Yang et al. [249] made a sound comparison of NGS platform and a good explanation of current error-correction methods in general and in details. However, the paper’s strong points surprisingly lead a reader to a negative conclusion: the paper sounds very convincing, that one should not introduce new mis-correcting errors. From Fujimoto et al. research [245], one can find a conclusion similar to above: error correction methods cannot handle heterozygosity and introduce new mis-corrected errors.
Many methods correct for known context biases, such as GGGGT error patterns for Illumina [80,44]. However, with new Illumina releases (e.g. HXseq or v4 ), the previous nucleotide dependency is significantly reduced, and new artefacts, such as larger context dependence on a next to mismatch base, arrive [134].

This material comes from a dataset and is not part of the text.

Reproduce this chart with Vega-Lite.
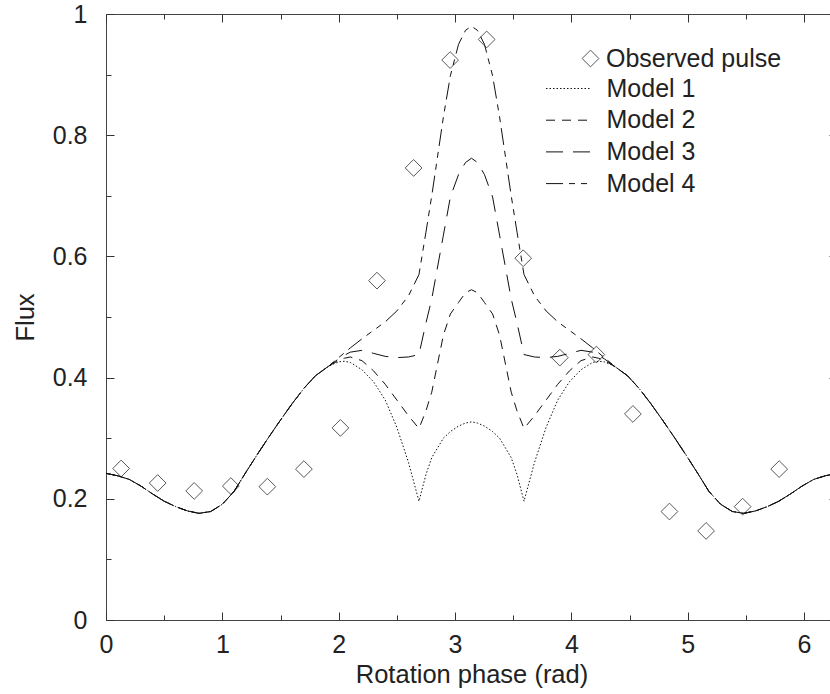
{
  "$schema": "https://vega.github.io/schema/vega-lite/v6.json",
  "width": 731,
  "height": 606,
  "autosize": {"type": "none"},
  "padding": {"left": 106, "top": 14, "right": 0, "bottom": 74},
  "background": "white",
  "config": {
    "font": "Liberation Sans",
    "view": {"stroke": "#444", "strokeWidth": 1},
    "axis": {
      "domain": false,
      "grid": false,
      "tickColor": "#333",
      "tickWidth": 1,
      "labelFont": "Liberation Sans",
      "labelFontSize": 25,
      "labelColor": "#222",
      "titleFont": "Liberation Sans",
      "titleFontSize": 25.5,
      "titleFontWeight": "normal",
      "titleColor": "#222"
    },
    "legend": {
      "labelFont": "Liberation Sans",
      "labelFontSize": 25,
      "labelColor": "#222",
      "labelLimit": 0,
      "padding": 0
    }
  },
  "datasets": {
    "models": [
      {"phase": 0.00, "m1": 0.242, "m2": 0.242, "m3": 0.242, "m4": 0.242},
      {"phase": 0.10, "m1": 0.238, "m2": 0.238, "m3": 0.238, "m4": 0.238},
      {"phase": 0.20, "m1": 0.232, "m2": 0.232, "m3": 0.232, "m4": 0.232},
      {"phase": 0.30, "m1": 0.221, "m2": 0.221, "m3": 0.221, "m4": 0.221},
      {"phase": 0.40, "m1": 0.208, "m2": 0.208, "m3": 0.208, "m4": 0.208},
      {"phase": 0.50, "m1": 0.196, "m2": 0.196, "m3": 0.196, "m4": 0.196},
      {"phase": 0.60, "m1": 0.187, "m2": 0.187, "m3": 0.187, "m4": 0.187},
      {"phase": 0.70, "m1": 0.180, "m2": 0.180, "m3": 0.180, "m4": 0.180},
      {"phase": 0.80, "m1": 0.176, "m2": 0.176, "m3": 0.176, "m4": 0.176},
      {"phase": 0.90, "m1": 0.179, "m2": 0.179, "m3": 0.179, "m4": 0.179},
      {"phase": 1.00, "m1": 0.191, "m2": 0.191, "m3": 0.191, "m4": 0.191},
      {"phase": 1.10, "m1": 0.212, "m2": 0.212, "m3": 0.212, "m4": 0.212},
      {"phase": 1.20, "m1": 0.243, "m2": 0.243, "m3": 0.243, "m4": 0.243},
      {"phase": 1.30, "m1": 0.273, "m2": 0.273, "m3": 0.273, "m4": 0.273},
      {"phase": 1.40, "m1": 0.302, "m2": 0.302, "m3": 0.302, "m4": 0.302},
      {"phase": 1.50, "m1": 0.330, "m2": 0.330, "m3": 0.330, "m4": 0.330},
      {"phase": 1.60, "m1": 0.357, "m2": 0.357, "m3": 0.357, "m4": 0.357},
      {"phase": 1.70, "m1": 0.382, "m2": 0.382, "m3": 0.382, "m4": 0.382},
      {"phase": 1.80, "m1": 0.403, "m2": 0.403, "m3": 0.403, "m4": 0.403},
      {"phase": 1.90, "m1": 0.417, "m2": 0.417, "m3": 0.417, "m4": 0.417},
      {"phase": 1.95, "m1": 0.422, "m2": 0.423, "m3": 0.424, "m4": 0.425},
      {"phase": 2.00, "m1": 0.426, "m2": 0.428, "m3": 0.431, "m4": 0.433},
      {"phase": 2.05, "m1": 0.427, "m2": 0.432, "m3": 0.437, "m4": 0.441},
      {"phase": 2.10, "m1": 0.425, "m2": 0.434, "m3": 0.442, "m4": 0.449},
      {"phase": 2.20, "m1": 0.413, "m2": 0.428, "m3": 0.445, "m4": 0.464},
      {"phase": 2.30, "m1": 0.393, "m2": 0.411, "m3": 0.440, "m4": 0.478},
      {"phase": 2.40, "m1": 0.363, "m2": 0.389, "m3": 0.435, "m4": 0.492},
      {"phase": 2.50, "m1": 0.318, "m2": 0.363, "m3": 0.433, "m4": 0.510},
      {"phase": 2.60, "m1": 0.260, "m2": 0.337, "m3": 0.434, "m4": 0.535},
      {"phase": 2.69, "m1": 0.196, "m2": 0.316, "m3": 0.438, "m4": 0.570},
      {"phase": 2.75, "m1": 0.240, "m2": 0.345, "m3": 0.490, "m4": 0.640},
      {"phase": 2.80, "m1": 0.268, "m2": 0.376, "m3": 0.530, "m4": 0.700},
      {"phase": 2.90, "m1": 0.300, "m2": 0.470, "m3": 0.635, "m4": 0.830},
      {"phase": 2.96, "m1": 0.311, "m2": 0.505, "m3": 0.698, "m4": 0.898},
      {"phase": 3.03, "m1": 0.320, "m2": 0.524, "m3": 0.735, "m4": 0.950},
      {"phase": 3.09, "m1": 0.325, "m2": 0.540, "m3": 0.755, "m4": 0.973},
      {"phase": 3.1416, "m1": 0.327, "m2": 0.545, "m3": 0.762, "m4": 0.980},
      {"phase": 3.193, "m1": 0.325, "m2": 0.540, "m3": 0.755, "m4": 0.973},
      {"phase": 3.253, "m1": 0.320, "m2": 0.524, "m3": 0.735, "m4": 0.950},
      {"phase": 3.323, "m1": 0.311, "m2": 0.505, "m3": 0.698, "m4": 0.898},
      {"phase": 3.383, "m1": 0.300, "m2": 0.470, "m3": 0.635, "m4": 0.830},
      {"phase": 3.483, "m1": 0.268, "m2": 0.376, "m3": 0.530, "m4": 0.700},
      {"phase": 3.533, "m1": 0.240, "m2": 0.345, "m3": 0.490, "m4": 0.640},
      {"phase": 3.593, "m1": 0.196, "m2": 0.316, "m3": 0.438, "m4": 0.570},
      {"phase": 3.683, "m1": 0.260, "m2": 0.337, "m3": 0.434, "m4": 0.535},
      {"phase": 3.783, "m1": 0.318, "m2": 0.363, "m3": 0.433, "m4": 0.510},
      {"phase": 3.883, "m1": 0.363, "m2": 0.389, "m3": 0.435, "m4": 0.492},
      {"phase": 3.983, "m1": 0.393, "m2": 0.411, "m3": 0.440, "m4": 0.478},
      {"phase": 4.083, "m1": 0.413, "m2": 0.428, "m3": 0.445, "m4": 0.464},
      {"phase": 4.183, "m1": 0.425, "m2": 0.434, "m3": 0.442, "m4": 0.449},
      {"phase": 4.233, "m1": 0.427, "m2": 0.432, "m3": 0.437, "m4": 0.441},
      {"phase": 4.283, "m1": 0.426, "m2": 0.428, "m3": 0.431, "m4": 0.433},
      {"phase": 4.333, "m1": 0.422, "m2": 0.423, "m3": 0.424, "m4": 0.425},
      {"phase": 4.383, "m1": 0.417, "m2": 0.417, "m3": 0.417, "m4": 0.417},
      {"phase": 4.483, "m1": 0.403, "m2": 0.403, "m3": 0.403, "m4": 0.403},
      {"phase": 4.583, "m1": 0.382, "m2": 0.382, "m3": 0.382, "m4": 0.382},
      {"phase": 4.683, "m1": 0.357, "m2": 0.357, "m3": 0.357, "m4": 0.357},
      {"phase": 4.783, "m1": 0.330, "m2": 0.330, "m3": 0.330, "m4": 0.330},
      {"phase": 4.883, "m1": 0.302, "m2": 0.302, "m3": 0.302, "m4": 0.302},
      {"phase": 4.983, "m1": 0.273, "m2": 0.273, "m3": 0.273, "m4": 0.273},
      {"phase": 5.083, "m1": 0.243, "m2": 0.243, "m3": 0.243, "m4": 0.243},
      {"phase": 5.183, "m1": 0.212, "m2": 0.212, "m3": 0.212, "m4": 0.212},
      {"phase": 5.283, "m1": 0.191, "m2": 0.191, "m3": 0.191, "m4": 0.191},
      {"phase": 5.383, "m1": 0.179, "m2": 0.179, "m3": 0.179, "m4": 0.179},
      {"phase": 5.483, "m1": 0.176, "m2": 0.176, "m3": 0.176, "m4": 0.176},
      {"phase": 5.583, "m1": 0.180, "m2": 0.180, "m3": 0.180, "m4": 0.180},
      {"phase": 5.683, "m1": 0.187, "m2": 0.187, "m3": 0.187, "m4": 0.187},
      {"phase": 5.783, "m1": 0.196, "m2": 0.196, "m3": 0.196, "m4": 0.196},
      {"phase": 5.883, "m1": 0.208, "m2": 0.208, "m3": 0.208, "m4": 0.208},
      {"phase": 5.983, "m1": 0.221, "m2": 0.221, "m3": 0.221, "m4": 0.221},
      {"phase": 6.083, "m1": 0.232, "m2": 0.232, "m3": 0.232, "m4": 0.232},
      {"phase": 6.183, "m1": 0.238, "m2": 0.238, "m3": 0.238, "m4": 0.238},
      {"phase": 6.283, "m1": 0.242, "m2": 0.242, "m3": 0.242, "m4": 0.242}
    ],
    "observed": [
      {"phase": 0.130, "flux": 0.250},
      {"phase": 0.444, "flux": 0.226},
      {"phase": 0.758, "flux": 0.213},
      {"phase": 1.073, "flux": 0.221},
      {"phase": 1.387, "flux": 0.220},
      {"phase": 1.701, "flux": 0.249},
      {"phase": 2.015, "flux": 0.317},
      {"phase": 2.329, "flux": 0.560},
      {"phase": 2.644, "flux": 0.746},
      {"phase": 2.958, "flux": 0.924},
      {"phase": 3.272, "flux": 0.958},
      {"phase": 3.586, "flux": 0.597},
      {"phase": 3.901, "flux": 0.433},
      {"phase": 4.215, "flux": 0.438},
      {"phase": 4.529, "flux": 0.340},
      {"phase": 4.843, "flux": 0.179},
      {"phase": 5.158, "flux": 0.147},
      {"phase": 5.472, "flux": 0.187},
      {"phase": 5.786, "flux": 0.249}
    ]
  },
  "layer": [
    {
      "data": {"name": "models"},
      "transform": [{"fold": ["m1", "m2", "m3", "m4"], "as": ["model", "flux"]}],
      "mark": {"type": "line", "color": "#111", "strokeWidth": 1, "clip": true},
      "encoding": {
        "x": {
          "field": "phase", "type": "quantitative",
          "scale": {"domain": [0, 6.2832], "nice": false, "zero": false},
          "axis": {"orient": "bottom", "values": [0, 1, 2, 3, 4, 5, 6], "format": "~g", "tickSize": -8, "labelPadding": 20, "labelFlush": false, "labelOverlap": false, "title": "Rotation phase (rad)", "titleY": 62, "titleBaseline": "alphabetic"}
        },
        "y": {
          "field": "flux", "type": "quantitative",
          "scale": {"domain": [0, 1], "nice": false},
          "axis": {"orient": "left", "values": [0, 0.2, 0.4, 0.6, 0.8, 1], "format": "~g", "tickSize": -8, "labelPadding": 27, "labelFlush": false, "labelOverlap": false, "title": "Flux", "titleX": -73, "titleY": 303, "titleAngle": -90, "titleBaseline": "alphabetic", "titleAlign": "center"}
        },
        "strokeDash": {
          "field": "model", "type": "nominal",
          "scale": {"domain": ["m1", "m2", "m3", "m4"], "range": [[1.5, 2], [9, 7], [17, 10], [17, 6, 6, 6, 6, 6]]},
          "legend": {"orient": "none", "legendX": 449.5, "legendY": 62, "title": null, "symbolType": "M-2,0H2", "symbolSize": 484, "symbolStrokeWidth": 1, "symbolStrokeColor": "#111", "labelOffset": 26, "rowPadding": 5.7, "padding": 0, "labelExpr": "replace(datum.label, 'm', 'Model ')"}
        }
      }
    },
    {
      "data": {"name": "observed"},
      "mark": {"type": "point", "filled": false, "color": "#111", "strokeWidth": 1, "size": 280},
      "encoding": {
        "x": {"field": "phase", "type": "quantitative", "axis": {"orient": "top", "values": [0, 1, 2, 3, 4, 5, 6], "tickSize": -8, "labels": false, "title": null}},
        "y": {"field": "flux", "type": "quantitative", "axis": {"orient": "right", "values": [0, 0.2, 0.4, 0.6, 0.8, 1], "tickSize": -8, "labels": false, "title": null}},
        "shape": {
          "datum": "Observed pulse",
          "scale": {"range": ["diamond"]},
          "legend": {"orient": "none", "legendX": 472, "legendY": 32, "title": null, "symbolSize": 280, "symbolStrokeColor": "#111", "symbolFillColor": "transparent", "symbolStrokeWidth": 1, "labelOffset": 3, "padding": 0}
        }
      }
    },
    {
      "data": {"name": "observed"},
      "mark": {"type": "point", "opacity": 0},
      "encoding": {
        "x": {"field": "phase", "type": "quantitative", "axis": {"orient": "bottom", "values": [0.5, 1.5, 2.5, 3.5, 4.5, 5.5], "tickSize": -5, "labels": false, "title": null}},
        "y": {"field": "flux", "type": "quantitative", "axis": {"orient": "left", "values": [0.1, 0.3, 0.5, 0.7, 0.9], "tickSize": -5, "labels": false, "title": null}}
      }
    },
    {
      "data": {"name": "observed"},
      "mark": {"type": "point", "opacity": 0},
      "encoding": {
        "x": {"field": "phase", "type": "quantitative", "axis": {"orient": "top", "values": [0.5, 1.5, 2.5, 3.5, 4.5, 5.5], "tickSize": -5, "labels": false, "title": null}},
        "y": {"field": "flux", "type": "quantitative", "axis": {"orient": "right", "values": [0.1, 0.3, 0.5, 0.7, 0.9], "tickSize": -5, "labels": false, "title": null}}
      }
    }
  ],
  "resolve": {"axis": {"x": "independent", "y": "independent"}}
}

On a positive side, there are successful examples of reduction of error rates and improvement after error correction. Even some time ago there were successful examples of developing strategies to improve reliability of sequencing by machine learning approach [118].

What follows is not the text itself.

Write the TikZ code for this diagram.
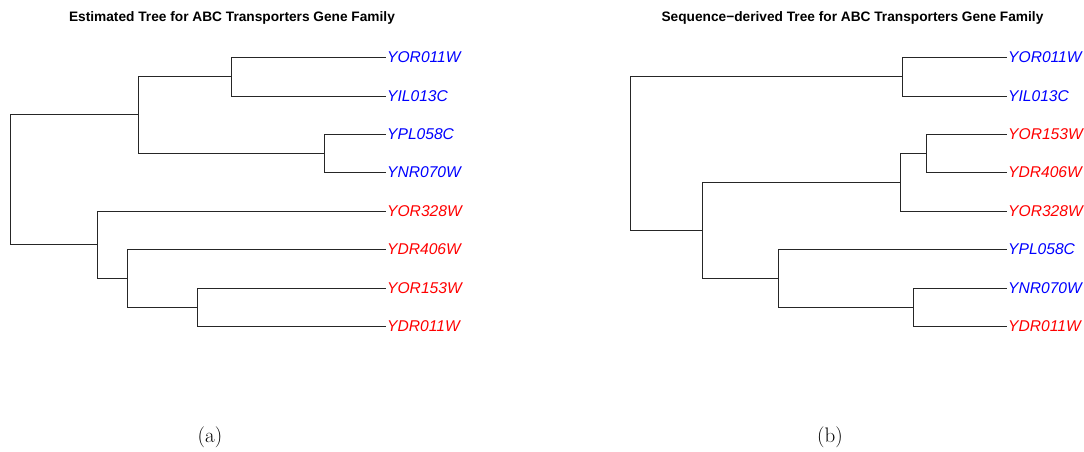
\documentclass[tikz,border=0pt]{standalone}
\usepackage{fontspec}
\newfontfamily\arialfont{Liberation Sans}
\definecolor{lblue}{RGB}{0,0,255}
\definecolor{lred}{RGB}{255,0,0}
\begin{document}
\begin{tikzpicture}[x=1pt,y=-1pt,
  edge/.style={draw=black!85, line width=0.9pt},
  leaf/.style={anchor=west, inner sep=1pt, font=\arialfont\itshape\fontsize{15.6}{18}\selectfont},
  ttl/.style={font=\arialfont\bfseries\fontsize{13.7}{16}\selectfont},
  subcap/.style={font=\fontsize{21}{24}\selectfont}]
\useasboundingbox (0,0) rectangle (1084,451);
% ---------- left tree ----------
\node[ttl] (ta) at (232,18) {Estimated Tree for ABC Transporters Gene Family};
\node[leaf,text=lblue] (a1) at (386,57) {YOR011W};
\node[leaf,text=lblue] (a2) at (386,96) {YIL013C};
\node[leaf,text=lblue] (a3) at (386,134) {YPL058C};
\node[leaf,text=lblue] (a4) at (386,172) {YNR070W};
\node[leaf,text=lred] (a5) at (386,211) {YOR328W};
\node[leaf,text=lred] (a6) at (386,249) {YDR406W};
\node[leaf,text=lred] (a7) at (386,288) {YOR153W};
\node[leaf,text=lred] (a8) at (386,326) {YDR011W};
\coordinate (aB) at (231,76.5);
\coordinate (aC) at (324,153);
\coordinate (aA) at (138,114.75);
\coordinate (aF) at (197,307);
\coordinate (aE) at (127,278);
\coordinate (aD) at (97,244.5);
\coordinate (aR) at (10,179.6);
\draw[edge] (aB) |- (a1.west);
\draw[edge] (aB) |- (a2.west);
\draw[edge] (aC) |- (a3.west);
\draw[edge] (aC) |- (a4.west);
\draw[edge] (aA) |- (aB);
\draw[edge] (aA) |- (aC);
\draw[edge] (aF) |- (a7.west);
\draw[edge] (aF) |- (a8.west);
\draw[edge] (aE) |- (a6.west);
\draw[edge] (aE) |- (aF);
\draw[edge] (aD) |- (a5.west);
\draw[edge] (aD) |- (aE);
\draw[edge] (aR) |- (aA);
\draw[edge] (aR) |- (aD);
\node[subcap] (ca) at (210,437) {(a)};
% ---------- right tree ----------
\node[ttl] (tb) at (852.5,18) {Sequence\textminus derived Tree for ABC Transporters Gene Family};
\node[leaf,text=lblue] (b1) at (1007,57) {YOR011W};
\node[leaf,text=lblue] (b2) at (1007,96) {YIL013C};
\node[leaf,text=lred] (b3) at (1007,134) {YOR153W};
\node[leaf,text=lred] (b4) at (1007,172) {YDR406W};
\node[leaf,text=lred] (b5) at (1007,211) {YOR328W};
\node[leaf,text=lblue] (b6) at (1007,249) {YPL058C};
\node[leaf,text=lblue] (b7) at (1007,288) {YNR070W};
\node[leaf,text=lred] (b8) at (1007,326) {YDR011W};
\coordinate (bP) at (902,76.5);
\coordinate (bR) at (926,153);
\coordinate (bQ) at (900,182);
\coordinate (bU) at (913,307);
\coordinate (bT) at (778,278);
\coordinate (bS) at (702,230);
\coordinate (bO) at (630,153.25);
\draw[edge] (bP) |- (b1.west);
\draw[edge] (bP) |- (b2.west);
\draw[edge] (bR) |- (b3.west);
\draw[edge] (bR) |- (b4.west);
\draw[edge] (bQ) |- (bR);
\draw[edge] (bQ) |- (b5.west);
\draw[edge] (bU) |- (b7.west);
\draw[edge] (bU) |- (b8.west);
\draw[edge] (bT) |- (b6.west);
\draw[edge] (bT) |- (bU);
\draw[edge] (bS) |- (bQ);
\draw[edge] (bS) |- (bT);
\draw[edge] (bO) |- (bP);
\draw[edge] (bO) |- (bS);
\node[subcap] (cb) at (830,437) {(b)};
\end{tikzpicture}
\end{document}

More recently, Wang et al. and Manley et al. [247,248] developed methods which improve the error rate for Illumina sequencing using Phix spike-in external control as an example. Enormous reduction of substitution error rate (93%) for Illumina MiSeq was achieved by Schrimer et al. [249]. They tested different error correction strategies for amplicon sequencing, and found out that quality trimming by Sickle [250] combined with error correction by BayesHammer [239], which then was subjected to read overlapping by Pandaseq [251] gave the best results.
There are definite advantages of NGS compared with Sanger sequencing: the NGS is cheaper and faster than Sanger sequencing [252]. It also has allowed translation of results into clinical practice [253,254].
However, there are still bottle-necks in high-throughput sequencing [255]. One of the main NGS challenges is an overwhelming volume of data generated [252]. It is also challenging to store, analyse [256] and translate this amount of genetic and genomic data into medical and biological context [3,256,257].
Another NGS challenges are dealing with long DNA repeats (because of relatively short reads), and obtaining of uniform genome coverage. Nevertheless, there is the evidence that longer read third generation sequencing is capable to resolve these problems [101,109].
Even more, long synthetic reads facilitate genome phasing [258] and reduce coverage which is needed for phasing [259]. Moreover, the speed of DNA processing already showed how useful long read sequencing can be in medicine and biology. Namely, Oxford Nanopor Technology MinION helped in 2014 Ebola epidemic [260]. One more example is utilising the same device to track the Salmonela outbreak in the Stanley Road Hospital, UK [261].
Although second generation sequencing has facilitated SNP and small indels studies at the population level, analysis of larger structural variants is still hard. Third generation mapping and sequencing significantly helped to detect large structural variants [109]. Because many structural variants are surrounded by repeats, the long-range information helps to map repeats and detect variants [137].
The areas mostly beneficial from long read technologies are genome assembly [262,263] and, correspondently, clinical applications [264]. Thus, the authors of [262] assembled several genomes of model organisms (yeast, fruit fly, Escherichia coli, Arabidopsis) to very high quality.
Single cell sequencing is hoped to bring more understanding in cell development and disease progressions [144]. We can hope to gain qualitative understanding of life processes in the nearest future.
Authors are grateful to Wellcome Trust Sanger Institute and University of Hertfordshire, UK. The work was supported by RFBR (16-54-53064) and ICG SB RAS budget project 0324-2016-0008 (for YLO).